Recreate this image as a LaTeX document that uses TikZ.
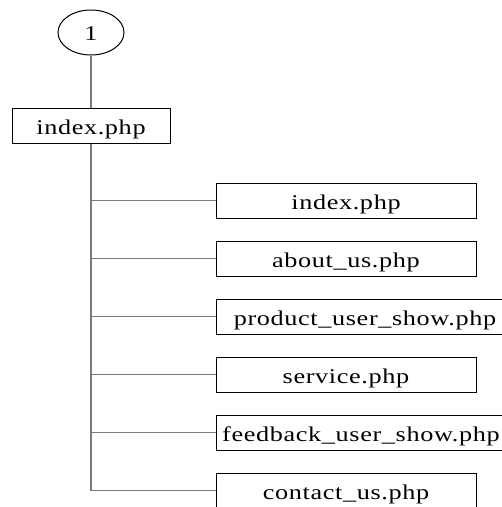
\documentclass[tikz,border=0pt]{standalone}
\usepackage{fontspec}
\setmainfont{Liberation Serif}[FakeStretch=1.25, LetterSpace=3]
\usetikzlibrary{shapes.geometric}
\definecolor{linkgray}{HTML}{7A7A7A}
\begin{document}
\begin{tikzpicture}[x=1pt,y=-1pt,
  labelfont/.style={font=\fontsize{21}{25}\selectfont},
  pagebox/.style={draw=black, line width=1pt, inner sep=0pt, labelfont,
    text height=26pt, text depth=9pt},
  startnode/.style={ellipse, draw=black, line width=1pt, inner sep=0pt, labelfont,
    minimum width=66pt, minimum height=45pt, text height=16.4pt, text depth=0pt},
  link/.style={draw=linkgray, line width=1.6pt}]
\useasboundingbox (0,0) rectangle (502,507);
\clip (0,0) rectangle (502,507);
\node[startnode] (start) at (91,32.5) {1};
\node[pagebox, minimum width=158pt] (main) at (91,125.5) {index.php};
\node[pagebox, minimum width=260pt] (p1) at (346,200.5) {index.php};
\node[pagebox, minimum width=260pt] (p2) at (346,258.5) {about\_us.php};
\node[pagebox, minimum width=298pt] (p3) at (365,316.5) {product\_user\_show.php};
\node[pagebox, minimum width=260pt] (p4) at (346,374.5) {service.php};
\node[pagebox, minimum width=290pt] (p5) at (361,432.5) {feedback\_user\_show.php};
\node[pagebox, minimum width=260pt] (p6) at (346,490.5) {contact\_us.php};
\draw[link] (start.south) -- (main.north);
\draw[link] (main.south) -- (main.south |- p6.west);
\foreach \p in {p1,p2,p3,p4,p5,p6}
  \draw[link] (main.south |- \p.west) -- (\p.west);
\end{tikzpicture}
\end{document}
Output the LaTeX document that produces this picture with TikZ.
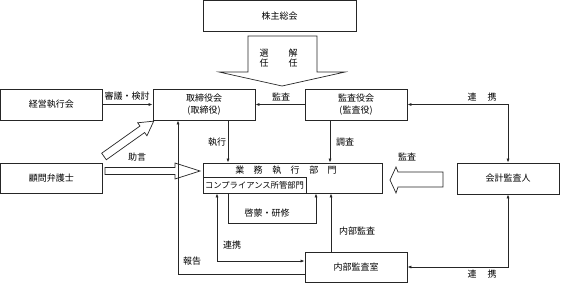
\documentclass[tikz,border=0pt]{standalone}
\usepackage{fontspec}
\setmainfont{Noto Sans CJK JP}
\usetikzlibrary{arrows.meta}
\begin{document}
\begin{tikzpicture}[x=1pt,y=-1pt,
  box/.style={draw=black!85, line width=0.8pt, inner sep=0pt, font=\fontsize{9}{11}\selectfont, align=center},
  conn/.style={draw=black!85, line width=0.7pt, -{Latex[length=4pt,width=3pt]}},
  conn2/.style={draw=black!85, line width=0.7pt, {Latex[length=4pt,width=3pt]}-{Latex[length=4pt,width=3pt]}},
  plain/.style={draw=black!85, line width=0.7pt},
  hollow/.style={draw=black!85, line width=0.7pt, fill=white},
  lbl/.style={inner sep=0pt, font=\fontsize{9}{10}\selectfont, align=center}]
\useasboundingbox (0,0) rectangle (561,284);
\fill[white] (0,0) rectangle (561,284);

% boxes
\node[box, minimum width=153pt, minimum height=30.5pt] (top) at (279.5,15.75) {株主総会};
\node[box, minimum width=101.5pt, minimum height=31pt] (keiei) at (51.25,104.5) {経営執行会};
\node[box, minimum width=102pt, minimum height=31pt] (tori) at (204,104.5) {取締役会\\[1pt](取締役)};
\node[box, minimum width=102pt, minimum height=31pt] (kansa) at (356,104.5) {監査役会\\[1pt](監査役)};
\node[box, minimum width=101.5pt, minimum height=30pt] (komon) at (51.25,178) {顧問弁護士};
\node[box, minimum width=102pt, minimum height=31pt] (kaikei) at (508,178.5) {会計監査人};
\node[box, minimum width=179pt, minimum height=30pt] (gyomu) at (292.5,178) {};
\node[lbl] (gyomut) at (286,170.5) {業\hspace{9.5pt}務\hspace{9.5pt}執\hspace{9.5pt}行\hspace{9.5pt}部\hspace{9.5pt}門};
\node[box, minimum width=103pt, minimum height=16pt, font=\fontsize{8.3}{9}\selectfont] (comp) at (254.5,185) {コンプライアンス所管部門};
\node[box, minimum width=102pt, minimum height=30.5pt] (naibu) at (356,267.25) {内部監査室};

% hollow arrows
\draw[hollow] (248,36) -- (317,36) -- (317,72) -- (345,72) -- (282,86) -- (219,72) -- (248,72) -- cycle;
\node[lbl, font=\fontsize{9}{10}\selectfont] (sen) at (264,58) {選\\任};
\node[lbl, font=\fontsize{9}{10}\selectfont] (kai) at (293,58) {解\\任};
\begin{scope}[shift={(104,156.5)}, rotate=35.4]
\draw[hollow] (0,-4) -- (47,-4) -- (47,-8) -- (61,0) -- (47,8) -- (47,4) -- (0,4) -- cycle;
\end{scope}
\draw[hollow] (105,167.5) -- (175,167.5) -- (175,163) -- (200,171) -- (175,179) -- (175,174.5) -- (105,174.5) -- cycle;
\draw[hollow] (443,172) -- (398,172) -- (396,167) -- (390,180) -- (396,193) -- (398,187) -- (443,187) -- cycle;

% helper coordinates
\coordinate (xa) at (228,0);
\coordinate (xb) at (330,0);
\coordinate (xc) at (316,0);
\coordinate (xd) at (331,0);
\coordinate (xe) at (178,0);
\coordinate (loopb) at (228,223);
\coordinate (r1) at (217,261);
\coordinate (r2) at (0,274);
\coordinate (r3) at (0,267);

% connectors
\draw[conn] (keiei) -- (tori);
\draw[conn] (kansa.west) -- (tori.east);
\draw[conn2] (kansa.east) -| (kaikei.north);
\draw[conn] (tori.south -| xa) -- (gyomu.north -| xa);
\draw[conn] (kansa.south -| xb) -- (gyomu.north -| xb);
\draw[conn] (comp.south -| xa) -- (loopb) -| (gyomu.south -| xc);
\draw[conn2] (comp.south -| r1) |- (naibu.west |- r1);
\draw[conn] (naibu.north -| xd) -- (gyomu.south -| xd);
\draw[conn] (naibu.west |- r2) -| (tori.south -| xe);
\draw[conn2] (naibu.east |- r3) -| (kaikei.south);

% labels
\node[lbl] (l1) at (127,96) {審議・検討};
\node[lbl] (l2) at (281,97) {監査};
\node[lbl] (l3) at (482,97) {連\hspace{11pt}携};
\node[lbl] (l4) at (217,142) {執行};
\node[lbl] (l5) at (345,142) {調査};
\node[lbl] (l6) at (137,157) {助言};
\node[lbl] (l7) at (407,157) {監査};
\node[lbl] (l8) at (267,213) {啓蒙・研修};
\node[lbl] (l9) at (357,231) {内部監査};
\node[lbl] (l10) at (232,245) {連携};
\node[lbl] (l11) at (192,261) {報告};
\node[lbl] (l12) at (482,274) {連\hspace{11pt}携};
\end{tikzpicture}
\end{document}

◆ ◆ ◆ ◆

WHAT IS ASKED.
Restate the records word for word, omitting images.

FULL OUTPUT.
Recreate this image as a LaTeX document that uses TikZ.
\documentclass[tikz,border=0pt]{standalone}
\usepackage{fontspec}
\setmainfont{Liberation Serif}[FakeStretch=1.25, LetterSpace=3]
\usetikzlibrary{shapes.geometric}
\definecolor{linkgray}{HTML}{7A7A7A}
\begin{document}
\begin{tikzpicture}[x=1pt,y=-1pt,
  labelfont/.style={font=\fontsize{21}{25}\selectfont},
  pagebox/.style={draw=black, line width=1pt, inner sep=0pt, labelfont,
    text height=26pt, text depth=9pt},
  startnode/.style={ellipse, draw=black, line width=1pt, inner sep=0pt, labelfont,
    minimum width=66pt, minimum height=45pt, text height=16.4pt, text depth=0pt},
  link/.style={draw=linkgray, line width=1.6pt}]
\useasboundingbox (0,0) rectangle (502,507);
\clip (0,0) rectangle (502,507);
\node[startnode] (start) at (91,32.5) {1};
\node[pagebox, minimum width=158pt] (main) at (91,125.5) {index.php};
\node[pagebox, minimum width=260pt] (p1) at (346,200.5) {index.php};
\node[pagebox, minimum width=260pt] (p2) at (346,258.5) {about\_us.php};
\node[pagebox, minimum width=298pt] (p3) at (365,316.5) {product\_user\_show.php};
\node[pagebox, minimum width=260pt] (p4) at (346,374.5) {service.php};
\node[pagebox, minimum width=290pt] (p5) at (361,432.5) {feedback\_user\_show.php};
\node[pagebox, minimum width=260pt] (p6) at (346,490.5) {contact\_us.php};
\draw[link] (start.south) -- (main.north);
\draw[link] (main.south) -- (main.south |- p6.west);
\foreach \p in {p1,p2,p3,p4,p5,p6}
  \draw[link] (main.south |- \p.west) -- (\p.west);
\end{tikzpicture}
\end{document}
Output the LaTeX document that produces this picture with TikZ.
\documentclass[tikz,border=0pt]{standalone}
\usepackage{fontspec}
\setmainfont{Noto Sans CJK JP}
\usetikzlibrary{arrows.meta}
\begin{document}
\begin{tikzpicture}[x=1pt,y=-1pt,
  box/.style={draw=black!85, line width=0.8pt, inner sep=0pt, font=\fontsize{9}{11}\selectfont, align=center},
  conn/.style={draw=black!85, line width=0.7pt, -{Latex[length=4pt,width=3pt]}},
  conn2/.style={draw=black!85, line width=0.7pt, {Latex[length=4pt,width=3pt]}-{Latex[length=4pt,width=3pt]}},
  plain/.style={draw=black!85, line width=0.7pt},
  hollow/.style={draw=black!85, line width=0.7pt, fill=white},
  lbl/.style={inner sep=0pt, font=\fontsize{9}{10}\selectfont, align=center}]
\useasboundingbox (0,0) rectangle (561,284);
\fill[white] (0,0) rectangle (561,284);

% boxes
\node[box, minimum width=153pt, minimum height=30.5pt] (top) at (279.5,15.75) {株主総会};
\node[box, minimum width=101.5pt, minimum height=31pt] (keiei) at (51.25,104.5) {経営執行会};
\node[box, minimum width=102pt, minimum height=31pt] (tori) at (204,104.5) {取締役会\\[1pt](取締役)};
\node[box, minimum width=102pt, minimum height=31pt] (kansa) at (356,104.5) {監査役会\\[1pt](監査役)};
\node[box, minimum width=101.5pt, minimum height=30pt] (komon) at (51.25,178) {顧問弁護士};
\node[box, minimum width=102pt, minimum height=31pt] (kaikei) at (508,178.5) {会計監査人};
\node[box, minimum width=179pt, minimum height=30pt] (gyomu) at (292.5,178) {};
\node[lbl] (gyomut) at (286,170.5) {業\hspace{9.5pt}務\hspace{9.5pt}執\hspace{9.5pt}行\hspace{9.5pt}部\hspace{9.5pt}門};
\node[box, minimum width=103pt, minimum height=16pt, font=\fontsize{8.3}{9}\selectfont] (comp) at (254.5,185) {コンプライアンス所管部門};
\node[box, minimum width=102pt, minimum height=30.5pt] (naibu) at (356,267.25) {内部監査室};

% hollow arrows
\draw[hollow] (248,36) -- (317,36) -- (317,72) -- (345,72) -- (282,86) -- (219,72) -- (248,72) -- cycle;
\node[lbl, font=\fontsize{9}{10}\selectfont] (sen) at (264,58) {選\\任};
\node[lbl, font=\fontsize{9}{10}\selectfont] (kai) at (293,58) {解\\任};
\begin{scope}[shift={(104,156.5)}, rotate=35.4]
\draw[hollow] (0,-4) -- (47,-4) -- (47,-8) -- (61,0) -- (47,8) -- (47,4) -- (0,4) -- cycle;
\end{scope}
\draw[hollow] (105,167.5) -- (175,167.5) -- (175,163) -- (200,171) -- (175,179) -- (175,174.5) -- (105,174.5) -- cycle;
\draw[hollow] (443,172) -- (398,172) -- (396,167) -- (390,180) -- (396,193) -- (398,187) -- (443,187) -- cycle;

% helper coordinates
\coordinate (xa) at (228,0);
\coordinate (xb) at (330,0);
\coordinate (xc) at (316,0);
\coordinate (xd) at (331,0);
\coordinate (xe) at (178,0);
\coordinate (loopb) at (228,223);
\coordinate (r1) at (217,261);
\coordinate (r2) at (0,274);
\coordinate (r3) at (0,267);

% connectors
\draw[conn] (keiei) -- (tori);
\draw[conn] (kansa.west) -- (tori.east);
\draw[conn2] (kansa.east) -| (kaikei.north);
\draw[conn] (tori.south -| xa) -- (gyomu.north -| xa);
\draw[conn] (kansa.south -| xb) -- (gyomu.north -| xb);
\draw[conn] (comp.south -| xa) -- (loopb) -| (gyomu.south -| xc);
\draw[conn2] (comp.south -| r1) |- (naibu.west |- r1);
\draw[conn] (naibu.north -| xd) -- (gyomu.south -| xd);
\draw[conn] (naibu.west |- r2) -| (tori.south -| xe);
\draw[conn2] (naibu.east |- r3) -| (kaikei.south);

% labels
\node[lbl] (l1) at (127,96) {審議・検討};
\node[lbl] (l2) at (281,97) {監査};
\node[lbl] (l3) at (482,97) {連\hspace{11pt}携};
\node[lbl] (l4) at (217,142) {執行};
\node[lbl] (l5) at (345,142) {調査};
\node[lbl] (l6) at (137,157) {助言};
\node[lbl] (l7) at (407,157) {監査};
\node[lbl] (l8) at (267,213) {啓蒙・研修};
\node[lbl] (l9) at (357,231) {内部監査};
\node[lbl] (l10) at (232,245) {連携};
\node[lbl] (l11) at (192,261) {報告};
\node[lbl] (l12) at (482,274) {連\hspace{11pt}携};
\end{tikzpicture}
\end{document}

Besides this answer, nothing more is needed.